Making mobile payments effortless

Making mobile payments effortless

Thanks to the ubiquity of smartphones, making payments on the go has become second nature to consumers who order things through apps or mobile websites, or those who pay for services such as Uber.

But for mobile payments to truly take off, the payment process must be so seamless that it barely takes the consumer any effort to pay for something through an app.This is the goal of Braintree, an electronic payments firm that operates the background payment options for big guns in the consumer app and website arena. Its clients include Uber, AirBnB and Github.

Braintree, started in the United States in 2007 by a team of engineers, opened officially in Singapore in March.

Its general manager for mobile, Mr Aunkur Arya, said creating a seamless payment experience for the consumer was crucial to ensuring that customers enjoy the app or website and will come back to use it.

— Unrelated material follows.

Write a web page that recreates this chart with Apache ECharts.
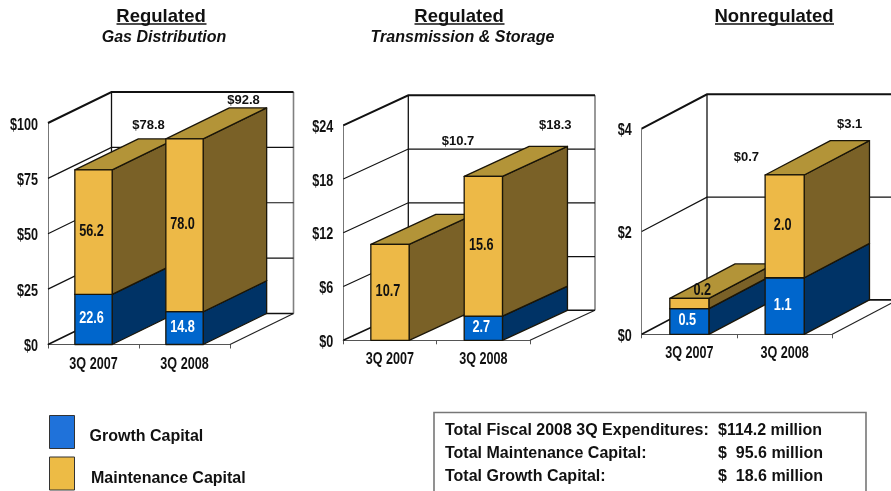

He said: "If you're a commerce company and you're not reaching customers on mobile, you're at a disadvantage."

According to a study by PayPal, Braintree's parent company, mobile payments are expected to grow 42 per cent between 2013 and 2016 - three times higher than the 13 per cent for e-commerce.

PayPal acquired Braintree in 2013 for $800 million. It more than doubled its authorised payment volume last year to US$22.8 billion (S$30.5 billion) from 2013.

Mobile purchases now account for 20 per cent of PayPal's overall purchase volume worldwide, a huge jump from only 1 per cent in 2010.

"The market is ripe for start-ups who are grasping that real-time mobile payment services are what's going to drive commerce for the next several years," said Mr Arya.

Small and medium-sized enterprises here that want to take advantage of this growth have, in the past, found themselves handicapped by poor mobile payment integration.

One such company is Sugar, a deal discovery and city explorer app, one of the first local companies to sign up with Braintree.

Its chief product officer and creative director Stephen Barling told Digital Life: "Previous solutions for mobile payments were retrofitted from Web, at best, to mobile. It worked, but not well enough for a user to go, 'Oh, that's very slick, that's very smooth'. What Braintree gives people in Singapore is the same quality and smoothness of payments that users expect globally, now in Singapore for Singapore businesses."

Braintree also helps merchants consolidate fragmented payment options, as it accepts credit cards, PayPal, digital wallets such as Apple Pay and even Bitcoin.

For local food-delivery website Grain, another one of Braintree's first merchants in Singapore, outsourcing their payment service let them focus on their core business and also provided data on their sales and payment, which is a boon for them.

Grain's co-founder, Mr Ernest Sim, said it had found that the advantages were "the consistent user interface and the integration with backend - how we track the metrics, track transactions, order confirmations and follow up on analytics".